Le Tribunal fédéral connaît des recours :

a. contre les décisions rendues dans des causes de droit public ;

Art. 83 Exceptions

Le recours est irrecevable contre :

c. les décisions en matière de droit des étrangers qui concernent :

1. l’entrée en Suisse,

2. une autorisation à laquelle ni le droit fédéral ni le droit international ne donnent droit,

3. l’admission provisoire,

4. l’expulsion fondée sur l’art. 121, al. 2, de la Constitution ou le renvoi,

5. les dérogations aux conditions d’admission,

6. la prolongation d’une autorisation frontalière, le déplacement de la résidence dans un autre canton, le changement d’emploi du titulaire d’une autorisation frontalière et la délivrance de documents de voyage aux étrangers sans pièces de légitimation ;

d. les décisions en matière d’asile qui ont été rendues :

1. par le Tribunal administratif fédéral,

2. par une autorité cantonale précédente et dont l’objet porte sur une autorisation à laquelle ni le droit fédéral ni le droit international ne donnent droit ;

Art. 89 Qualité pour recourir

1 A qualité pour former un recours en matière de droit public quiconque :

a. a pris part à la procédure devant l’autorité précédente ou a été privé de la possibilité de le faire ;

b. est particulièrement atteint par la décision ou l’acte normatif attaqué, et

c. a un intérêt digne de protection à son annulation ou à sa modification.

Art. 95 Droit suisse

Le recours peut être formé pour violation :

a. du droit fédéral ;

b. du droit international ;

c. de droits constitutionnels cantonaux ;

d. de dispositions cantonales sur le droit de vote des citoyens ainsi que sur les élections et votations populaires ;

e. du droit intercantonal.

Art. 100 Recours contre une décision

1 Le recours contre une décision doit être déposé devant le Tribunal fédéral dans les 30 jours qui suivent la notification de l’expédition complète.

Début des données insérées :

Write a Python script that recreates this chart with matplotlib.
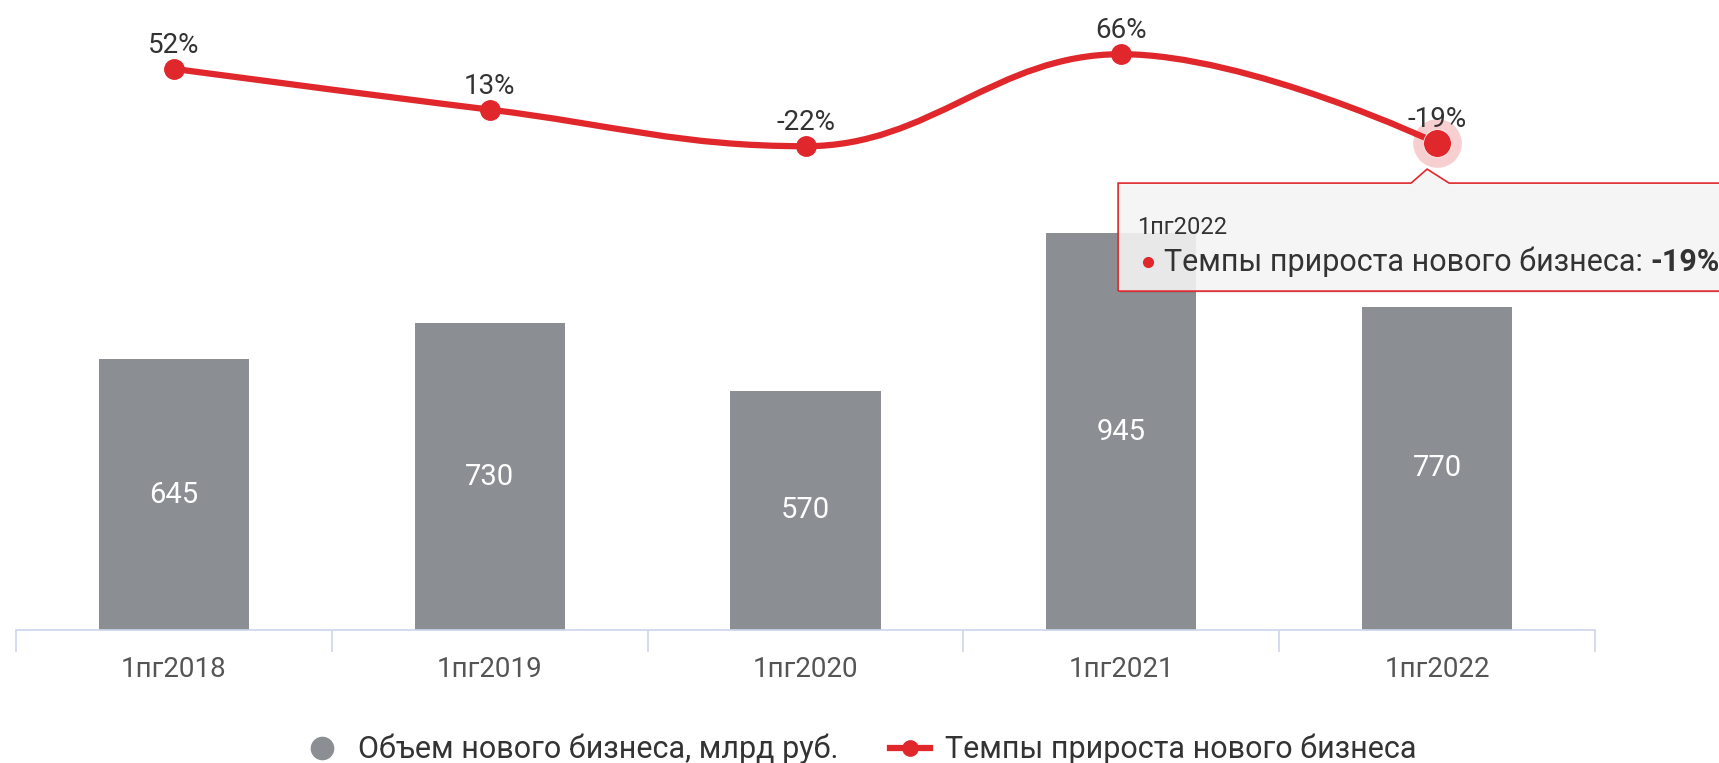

______________________________________________

Art. 113 Principe

Le Tribunal fédéral connaît des recours constitutionnels contre les décisions des autorités cantonales de dernière instance qui ne peuvent faire l’objet d’aucun recours selon les art. 72 à 89.

Art. 115 Qualité pour recourir

A qualité pour former un recours constitutionnel quiconque :

a. a pris part à la procédure devant l’autorité précédente ou a été privé de la possibilité de le faire et

b. a un intérêt juridique à l’annulation ou à la modification de la décision attaquée.

Art. 116 Motifs de recours

Le recours constitutionnel peut être formé pour violation des droits constitutionnels.

Art. 100 Recours contre une décision

1 Le recours contre une décision doit être déposé devant le Tribunal fédéral dans les 30 jours qui suivent la notification de l’expédition complète.

___________________________________________

 

Recours ordinaire simultané (art. 119 LTF)

1 Si une partie forme contre une décision un recours ordinaire et un recours constitutionnel, elle doit déposer les deux recours dans un seul mémoire.

2 Le Tribunal fédéral statue sur les deux recours dans la même procédure.

3 Il examine les griefs invoqués selon les dispositions applicables au type de recours concerné.